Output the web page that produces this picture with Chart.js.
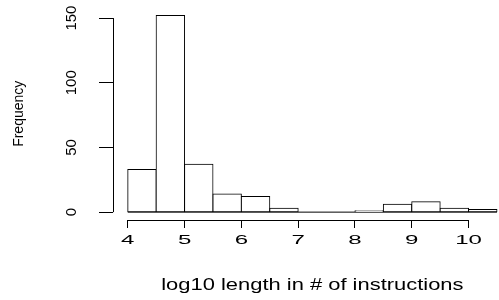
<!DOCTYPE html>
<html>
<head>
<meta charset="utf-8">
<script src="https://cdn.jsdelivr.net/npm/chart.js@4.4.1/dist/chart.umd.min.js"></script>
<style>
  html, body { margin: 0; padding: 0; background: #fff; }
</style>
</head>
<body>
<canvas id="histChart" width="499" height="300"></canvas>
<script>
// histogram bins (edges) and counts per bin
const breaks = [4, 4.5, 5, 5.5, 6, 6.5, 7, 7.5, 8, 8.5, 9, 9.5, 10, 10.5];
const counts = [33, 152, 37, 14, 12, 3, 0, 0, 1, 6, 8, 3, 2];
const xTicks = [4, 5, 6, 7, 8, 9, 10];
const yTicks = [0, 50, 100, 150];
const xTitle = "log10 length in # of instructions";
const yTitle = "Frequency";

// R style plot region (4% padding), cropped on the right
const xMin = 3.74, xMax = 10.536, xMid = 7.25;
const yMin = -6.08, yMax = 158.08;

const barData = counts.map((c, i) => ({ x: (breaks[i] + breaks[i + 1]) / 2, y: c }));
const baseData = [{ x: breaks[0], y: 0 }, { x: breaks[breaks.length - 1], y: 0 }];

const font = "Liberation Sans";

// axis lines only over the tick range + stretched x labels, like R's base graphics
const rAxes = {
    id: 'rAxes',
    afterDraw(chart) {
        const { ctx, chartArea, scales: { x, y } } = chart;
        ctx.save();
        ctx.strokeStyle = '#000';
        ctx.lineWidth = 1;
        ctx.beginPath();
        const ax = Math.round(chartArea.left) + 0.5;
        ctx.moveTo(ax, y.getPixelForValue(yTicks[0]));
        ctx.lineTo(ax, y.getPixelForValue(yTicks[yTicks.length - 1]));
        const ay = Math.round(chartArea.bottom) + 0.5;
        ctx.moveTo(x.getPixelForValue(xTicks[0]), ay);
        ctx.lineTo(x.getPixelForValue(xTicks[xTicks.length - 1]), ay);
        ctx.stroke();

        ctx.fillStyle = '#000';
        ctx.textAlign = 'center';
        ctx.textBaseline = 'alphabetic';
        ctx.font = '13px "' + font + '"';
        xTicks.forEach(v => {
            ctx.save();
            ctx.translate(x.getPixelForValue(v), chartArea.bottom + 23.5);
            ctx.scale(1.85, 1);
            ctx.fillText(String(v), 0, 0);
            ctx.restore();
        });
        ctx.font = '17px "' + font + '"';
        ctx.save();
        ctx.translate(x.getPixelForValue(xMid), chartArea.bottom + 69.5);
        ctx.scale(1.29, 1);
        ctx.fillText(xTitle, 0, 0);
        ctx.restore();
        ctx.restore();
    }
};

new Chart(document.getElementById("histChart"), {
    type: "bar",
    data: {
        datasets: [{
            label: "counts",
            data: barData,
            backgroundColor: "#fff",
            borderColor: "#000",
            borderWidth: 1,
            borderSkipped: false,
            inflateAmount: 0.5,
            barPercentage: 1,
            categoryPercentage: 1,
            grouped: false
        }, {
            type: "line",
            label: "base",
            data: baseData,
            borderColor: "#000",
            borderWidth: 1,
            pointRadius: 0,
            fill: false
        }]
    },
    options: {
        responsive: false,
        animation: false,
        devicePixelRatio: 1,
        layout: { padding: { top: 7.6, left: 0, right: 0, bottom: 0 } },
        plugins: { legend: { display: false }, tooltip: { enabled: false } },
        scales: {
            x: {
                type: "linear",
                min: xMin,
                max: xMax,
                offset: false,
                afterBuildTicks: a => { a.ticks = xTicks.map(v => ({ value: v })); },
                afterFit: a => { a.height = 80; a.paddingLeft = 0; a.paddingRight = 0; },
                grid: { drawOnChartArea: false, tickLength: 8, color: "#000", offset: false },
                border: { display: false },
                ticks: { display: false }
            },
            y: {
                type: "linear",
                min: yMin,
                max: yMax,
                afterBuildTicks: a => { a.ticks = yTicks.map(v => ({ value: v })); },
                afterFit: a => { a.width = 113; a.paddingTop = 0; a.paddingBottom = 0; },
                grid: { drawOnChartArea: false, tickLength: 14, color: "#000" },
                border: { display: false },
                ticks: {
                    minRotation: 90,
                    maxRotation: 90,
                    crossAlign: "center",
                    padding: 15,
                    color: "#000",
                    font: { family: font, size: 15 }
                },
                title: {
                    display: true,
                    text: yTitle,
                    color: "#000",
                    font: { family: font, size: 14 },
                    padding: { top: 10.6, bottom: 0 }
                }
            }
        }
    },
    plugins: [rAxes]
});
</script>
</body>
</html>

++++++++

(TASK OBJECTIVE): Would you return the data exactly as written, without the pictures?

(OUTPUT FOR THIS TASK):
Output the web page that produces this picture with Chart.js.
<!DOCTYPE html>
<html>
<head>
<meta charset="utf-8">
<script src="https://cdn.jsdelivr.net/npm/chart.js@4.4.1/dist/chart.umd.min.js"></script>
<style>
  html, body { margin: 0; padding: 0; background: #fff; }
</style>
</head>
<body>
<canvas id="histChart" width="499" height="300"></canvas>
<script>
// histogram bins (edges) and counts per bin
const breaks = [4, 4.5, 5, 5.5, 6, 6.5, 7, 7.5, 8, 8.5, 9, 9.5, 10, 10.5];
const counts = [33, 152, 37, 14, 12, 3, 0, 0, 1, 6, 8, 3, 2];
const xTicks = [4, 5, 6, 7, 8, 9, 10];
const yTicks = [0, 50, 100, 150];
const xTitle = "log10 length in # of instructions";
const yTitle = "Frequency";

// R style plot region (4% padding), cropped on the right
const xMin = 3.74, xMax = 10.536, xMid = 7.25;
const yMin = -6.08, yMax = 158.08;

const barData = counts.map((c, i) => ({ x: (breaks[i] + breaks[i + 1]) / 2, y: c }));
const baseData = [{ x: breaks[0], y: 0 }, { x: breaks[breaks.length - 1], y: 0 }];

const font = "Liberation Sans";

// axis lines only over the tick range + stretched x labels, like R's base graphics
const rAxes = {
    id: 'rAxes',
    afterDraw(chart) {
        const { ctx, chartArea, scales: { x, y } } = chart;
        ctx.save();
        ctx.strokeStyle = '#000';
        ctx.lineWidth = 1;
        ctx.beginPath();
        const ax = Math.round(chartArea.left) + 0.5;
        ctx.moveTo(ax, y.getPixelForValue(yTicks[0]));
        ctx.lineTo(ax, y.getPixelForValue(yTicks[yTicks.length - 1]));
        const ay = Math.round(chartArea.bottom) + 0.5;
        ctx.moveTo(x.getPixelForValue(xTicks[0]), ay);
        ctx.lineTo(x.getPixelForValue(xTicks[xTicks.length - 1]), ay);
        ctx.stroke();

        ctx.fillStyle = '#000';
        ctx.textAlign = 'center';
        ctx.textBaseline = 'alphabetic';
        ctx.font = '13px "' + font + '"';
        xTicks.forEach(v => {
            ctx.save();
            ctx.translate(x.getPixelForValue(v), chartArea.bottom + 23.5);
            ctx.scale(1.85, 1);
            ctx.fillText(String(v), 0, 0);
            ctx.restore();
        });
        ctx.font = '17px "' + font + '"';
        ctx.save();
        ctx.translate(x.getPixelForValue(xMid), chartArea.bottom + 69.5);
        ctx.scale(1.29, 1);
        ctx.fillText(xTitle, 0, 0);
        ctx.restore();
        ctx.restore();
    }
};

new Chart(document.getElementById("histChart"), {
    type: "bar",
    data: {
        datasets: [{
            label: "counts",
            data: barData,
            backgroundColor: "#fff",
            borderColor: "#000",
            borderWidth: 1,
            borderSkipped: false,
            inflateAmount: 0.5,
            barPercentage: 1,
            categoryPercentage: 1,
            grouped: false
        }, {
            type: "line",
            label: "base",
            data: baseData,
            borderColor: "#000",
            borderWidth: 1,
            pointRadius: 0,
            fill: false
        }]
    },
    options: {
        responsive: false,
        animation: false,
        devicePixelRatio: 1,
        layout: { padding: { top: 7.6, left: 0, right: 0, bottom: 0 } },
        plugins: { legend: { display: false }, tooltip: { enabled: false } },
        scales: {
            x: {
                type: "linear",
                min: xMin,
                max: xMax,
                offset: false,
                afterBuildTicks: a => { a.ticks = xTicks.map(v => ({ value: v })); },
                afterFit: a => { a.height = 80; a.paddingLeft = 0; a.paddingRight = 0; },
                grid: { drawOnChartArea: false, tickLength: 8, color: "#000", offset: false },
                border: { display: false },
                ticks: { display: false }
            },
            y: {
                type: "linear",
                min: yMin,
                max: yMax,
                afterBuildTicks: a => { a.ticks = yTicks.map(v => ({ value: v })); },
                afterFit: a => { a.width = 113; a.paddingTop = 0; a.paddingBottom = 0; },
                grid: { drawOnChartArea: false, tickLength: 14, color: "#000" },
                border: { display: false },
                ticks: {
                    minRotation: 90,
                    maxRotation: 90,
                    crossAlign: "center",
                    padding: 15,
                    color: "#000",
                    font: { family: font, size: 15 }
                },
                title: {
                    display: true,
                    text: yTitle,
                    color: "#000",
                    font: { family: font, size: 14 },
                    padding: { top: 10.6, bottom: 0 }
                }
            }
        }
    },
    plugins: [rAxes]
});
</script>
</body>
</html>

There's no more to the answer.